» Recorded information:
####

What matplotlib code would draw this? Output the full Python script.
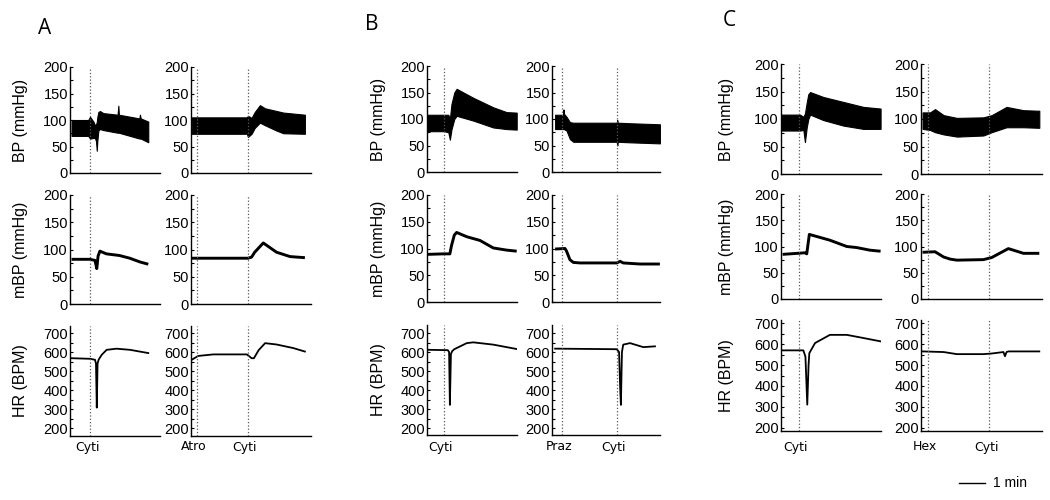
import matplotlib.pyplot as plt
from matplotlib.lines import Line2D

plt.rcParams['font.family'] = ['Liberation Sans', 'DejaVu Sans']

# Traces. Times are minutes from the left edge of each
# trace window; BP is drawn as the pulse envelope (hi/lo), mBP and HR as lines.

# ---- A, left: Cyti ----
a1_bp_t = [0.06, 0.70, 0.77, 0.90, 0.96, 1.00, 1.03, 1.05, 1.09, 1.15, 1.28, 1.83, 1.86, 1.88, 2.67, 2.69, 2.72, 3.01]
a1_bp_hi = [100, 100, 106, 97, 90, 92, 96, 105, 115, 117, 113, 110, 127, 110, 103, 110, 103, 97]
a1_bp_lo = [70, 70, 65, 66, 66, 60, 42, 60, 80, 83, 81, 76, 76, 76, 65, 65, 65, 58]
a1_mbp_t = [0.06, 0.77, 0.96, 1.03, 1.08, 1.15, 1.40, 1.90, 2.30, 2.70, 3.01]
a1_mbp = [82, 82, 80, 65, 88, 97, 92, 89, 84, 77, 73]
a1_hr_t = [0.06, 0.77, 0.96, 1.00, 1.03, 1.06, 1.10, 1.22, 1.41, 1.79, 2.31, 3.01]
a1_hr = [568, 565, 560, 540, 309, 540, 560, 586, 612, 618, 612, 595]
a1_events = [(0.77, 'Cyti')]

# ---- A, right: Atro then Cyti ----
a2_bp_t = [0.03, 2.15, 2.19, 2.33, 2.45, 2.65, 2.85, 3.29, 3.55, 4.38]
a2_bp_hi = [105, 105, 108, 104, 115, 128, 122, 117, 114, 110]
a2_bp_lo = [74, 74, 68, 74, 85, 95, 90, 80, 75, 74]
a2_mbp_t = [0.03, 2.19, 2.33, 2.45, 2.78, 3.29, 3.81, 4.38]
a2_mbp = [84, 84, 86, 95, 112, 95, 87, 85]
a2_hr_t = [0.03, 0.28, 0.86, 2.15, 2.33, 2.42, 2.60, 2.85, 3.29, 3.94, 4.38]
a2_hr = [560, 580, 588, 588, 568, 568, 610, 647, 640, 621, 603]
a2_events = [(0.23, 'Atro'), (2.19, 'Cyti')]

# ---- B, left: Cyti ----
b1_bp_t = [0.0, 0.65, 0.82, 0.88, 0.94, 1.05, 1.14, 1.78, 2.55, 3.06, 3.45]
b1_bp_hi = [108, 108, 108, 100, 128, 150, 157, 140, 122, 113, 112]
b1_bp_lo = [77, 77, 75, 61, 80, 100, 106, 97, 84, 81, 80]
b1_mbp_t = [0.0, 0.65, 0.88, 0.94, 1.05, 1.14, 1.53, 2.04, 2.55, 3.06, 3.45]
b1_mbp = [89, 90, 90, 105, 125, 130, 122, 115, 101, 97, 95]
b1_hr_t = [0.0, 0.80, 0.85, 0.88, 0.92, 0.97, 1.05, 1.53, 1.78, 2.55, 3.45]
b1_hr = [612, 610, 600, 323, 590, 605, 615, 647, 651, 639, 616]
b1_events = [(0.65, 'Cyti')]

# ---- B, right: Praz then Cyti ----
b2_bp_t = [0.12, 0.42, 0.44, 0.46, 0.56, 0.69, 0.82, 2.49, 2.51, 2.53, 3.0, 4.15]
b2_bp_hi = [108, 108, 118, 110, 104, 94, 93, 93, 98, 93, 92, 90]
b2_bp_lo = [81, 81, 81, 81, 78, 62, 57, 57, 50, 57, 56, 54]
b2_mbp_t = [0.12, 0.50, 0.56, 0.69, 0.82, 1.08, 2.49, 2.62, 2.74, 3.38, 4.15]
b2_mbp = [99, 100, 95, 79, 74, 73, 73, 76, 73, 71, 71]
b2_hr_t = [0.12, 2.49, 2.58, 2.62, 2.65, 2.69, 2.74, 3.0, 3.51, 3.96]
b2_hr = [618, 615, 600, 420, 323, 600, 639, 647, 626, 630]
b2_events = [(0.38, 'Praz'), (2.50, 'Cyti')]

# ---- C, left: Cyti ----
c1_bp_t = [0.0, 0.73, 0.86, 0.92, 0.99, 1.05, 1.12, 1.63, 2.40, 3.17, 3.83]
c1_bp_hi = [108, 108, 104, 110, 130, 145, 149, 140, 131, 122, 119]
c1_bp_lo = [79, 79, 80, 58, 85, 100, 108, 98, 88, 82, 82]
c1_mbp_t = [0.06, 0.92, 0.99, 1.09, 1.88, 2.53, 2.91, 3.42, 3.83]
c1_mbp = [85, 88, 86, 123, 112, 100, 98, 93, 91]
c1_hr_t = [0.06, 0.86, 0.94, 1.01, 1.06, 1.09, 1.31, 1.88, 2.53, 3.17, 3.83]
c1_hr = [570, 570, 540, 311, 500, 557, 605, 644, 644, 629, 613]
c1_events = [(0.69, 'Cyti')]

# ---- C, right: Hex then Cyti ----
c2_bp_t = [0.06, 0.35, 0.54, 0.87, 1.38, 2.40, 2.72, 3.29, 3.94, 4.55]
c2_bp_hi = [112, 112, 118, 107, 102, 103, 107, 122, 116, 115]
c2_bp_lo = [82, 80, 76, 72, 68, 70, 76, 85, 85, 84]
c2_mbp_t = [0.06, 0.54, 0.87, 1.12, 1.38, 2.40, 2.72, 3.36, 3.94, 4.55]
c2_mbp = [89, 90, 80, 76, 74, 75, 79, 96, 87, 87]
c2_hr_t = [0.06, 0.87, 1.38, 2.40, 2.72, 3.17, 3.23, 3.29, 3.36, 4.55]
c2_hr = [565, 562, 552, 552, 555, 562, 542, 562, 565, 565]
c2_events = [(0.27, 'Hex'), (2.62, 'Cyti')]

bp_ticks = [0, 50, 100, 150, 200]
hr_ticks = [200, 300, 400, 500, 600, 700]
row_labels = ['BP (mmHg)', 'mBP (mmHg)', 'HR (BPM)']

W, H = 1050, 500
PX_PER_MIN = 26.0


def rect(left, right, top, bottom):
    return [left / W, 1 - bottom / H, (right - left) / W, (bottom - top) / H]


# per panel: letter, letter pos, ylabel x, row boxes (top, bottom px, ylim), columns
panels = [
    ('A', (45, 28), 21,
     [(67, 173, (0, 200)), (195, 304, (0, 200)), (326, 436, (160, 737))],
     [(70, 160, (a1_bp_t, a1_bp_hi, a1_bp_lo), (a1_mbp_t, a1_mbp), (a1_hr_t, a1_hr), a1_events),
      (191, 311, (a2_bp_t, a2_bp_hi, a2_bp_lo), (a2_mbp_t, a2_mbp), (a2_hr_t, a2_hr), a2_events)]),
    ('B', (372, 24), 378,
     [(66, 172, (0, 200)), (195, 302, (0, 200)), (325, 435, (165, 742))],
     [(427, 517, (b1_bp_t, b1_bp_hi, b1_bp_lo), (b1_mbp_t, b1_mbp), (b1_hr_t, b1_hr), b1_events),
      (552, 660, (b2_bp_t, b2_bp_hi, b2_bp_lo), (b2_mbp_t, b2_mbp), (b2_hr_t, b2_hr), b2_events)]),
    ('C', (729, 20), 727,
     [(64, 174, (0, 200)), (194, 299, (0, 200)), (320, 431, (185, 715))],
     [(781, 881, (c1_bp_t, c1_bp_hi, c1_bp_lo), (c1_mbp_t, c1_mbp), (c1_hr_t, c1_hr), c1_events),
      (921, 1042, (c2_bp_t, c2_bp_hi, c2_bp_lo), (c2_mbp_t, c2_mbp), (c2_hr_t, c2_hr), c2_events)]),
]


def style_axis(ax, ylim, ticks, minor_step):
    ax.set_ylim(*ylim)
    ax.set_yticks(ticks)
    ax.set_yticks([v for v in range(ticks[0], ticks[-1], minor_step) if v not in ticks], minor=True)
    ax.set_xticks([])
    for s in ('top', 'right'):
        ax.spines[s].set_visible(False)
    for s in ('left', 'bottom'):
        ax.spines[s].set_linewidth(1.0)
    ax.tick_params(axis='y', which='major', direction='in', length=2, width=0.8, pad=1.5, labelsize=10.5)
    ax.tick_params(axis='y', which='minor', direction='in', length=2, width=0.8)
    ax.patch.set_alpha(0)


fig = plt.figure(figsize=(10.5, 5), dpi=100)

for letter, lpos, ylab_x, rows, cols in panels:
    fig.text(lpos[0] / W, 1 - lpos[1] / H, letter, fontsize=15, ha='center', va='center',
             family=['Open Sans', 'DejaVu Sans'])
    for ci, (left, right, bp, mbp, hr, events) in enumerate(cols):
        xmax = (right - left) / PX_PER_MIN
        for ri, (top, bottom, ylim) in enumerate(rows):
            ax = fig.add_axes(rect(left, right, top, bottom))
            if ri == 0:
                ax.fill_between(bp[0], bp[2], bp[1], color='black', edgecolor='black', lw=0.8)
                style_axis(ax, ylim, bp_ticks, 25)
            elif ri == 1:
                ax.plot(mbp[0], mbp[1], color='black', lw=2.1, solid_capstyle='butt')
                style_axis(ax, ylim, bp_ticks, 25)
            else:
                ax.plot(hr[0], hr[1], color='black', lw=1.3)
                style_axis(ax, ylim, hr_ticks, 50)
            ax.set_xlim(0, xmax)
            for t, _ in events:
                ax.axvline(t, color='0.35', ls=':', lw=0.9)
            if ci == 0:
                fig.text(ylab_x / W, 1 - (top + bottom) / 2 / H, row_labels[ri],
                         rotation=90, ha='center', va='center', fontsize=11.5)
        for t, lab in events:
            x = left + t * PX_PER_MIN - 3
            fig.text(x / W, 1 - 447 / H, lab, ha='center', va='center', fontsize=9,
                     family=['DejaVu Sans'])

# 1 min scale bar
fig.add_artist(Line2D([959 / W, 985 / W], [1 - 483 / H, 1 - 483 / H], color='black', lw=1))
fig.text(993 / W, 1 - 483 / H, '1 min', ha='left', va='center', fontsize=10)

fig.savefig('out.png', dpi=100)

####

» Request:
Repeat the lines above, starting at the first and stopping after the line that holds "a1_events = [(0.77, 'Cyti')]", with the pictures left out.

» Solution to this exercise:
What matplotlib code would draw this? Output the full Python script.
import matplotlib.pyplot as plt
from matplotlib.lines import Line2D

plt.rcParams['font.family'] = ['Liberation Sans', 'DejaVu Sans']

# Traces. Times are minutes from the left edge of each
# trace window; BP is drawn as the pulse envelope (hi/lo), mBP and HR as lines.

# ---- A, left: Cyti ----
a1_bp_t = [0.06, 0.70, 0.77, 0.90, 0.96, 1.00, 1.03, 1.05, 1.09, 1.15, 1.28, 1.83, 1.86, 1.88, 2.67, 2.69, 2.72, 3.01]
a1_bp_hi = [100, 100, 106, 97, 90, 92, 96, 105, 115, 117, 113, 110, 127, 110, 103, 110, 103, 97]
a1_bp_lo = [70, 70, 65, 66, 66, 60, 42, 60, 80, 83, 81, 76, 76, 76, 65, 65, 65, 58]
a1_mbp_t = [0.06, 0.77, 0.96, 1.03, 1.08, 1.15, 1.40, 1.90, 2.30, 2.70, 3.01]
a1_mbp = [82, 82, 80, 65, 88, 97, 92, 89, 84, 77, 73]
a1_hr_t = [0.06, 0.77, 0.96, 1.00, 1.03, 1.06, 1.10, 1.22, 1.41, 1.79, 2.31, 3.01]
a1_hr = [568, 565, 560, 540, 309, 540, 560, 586, 612, 618, 612, 595]
a1_events = [(0.77, 'Cyti')]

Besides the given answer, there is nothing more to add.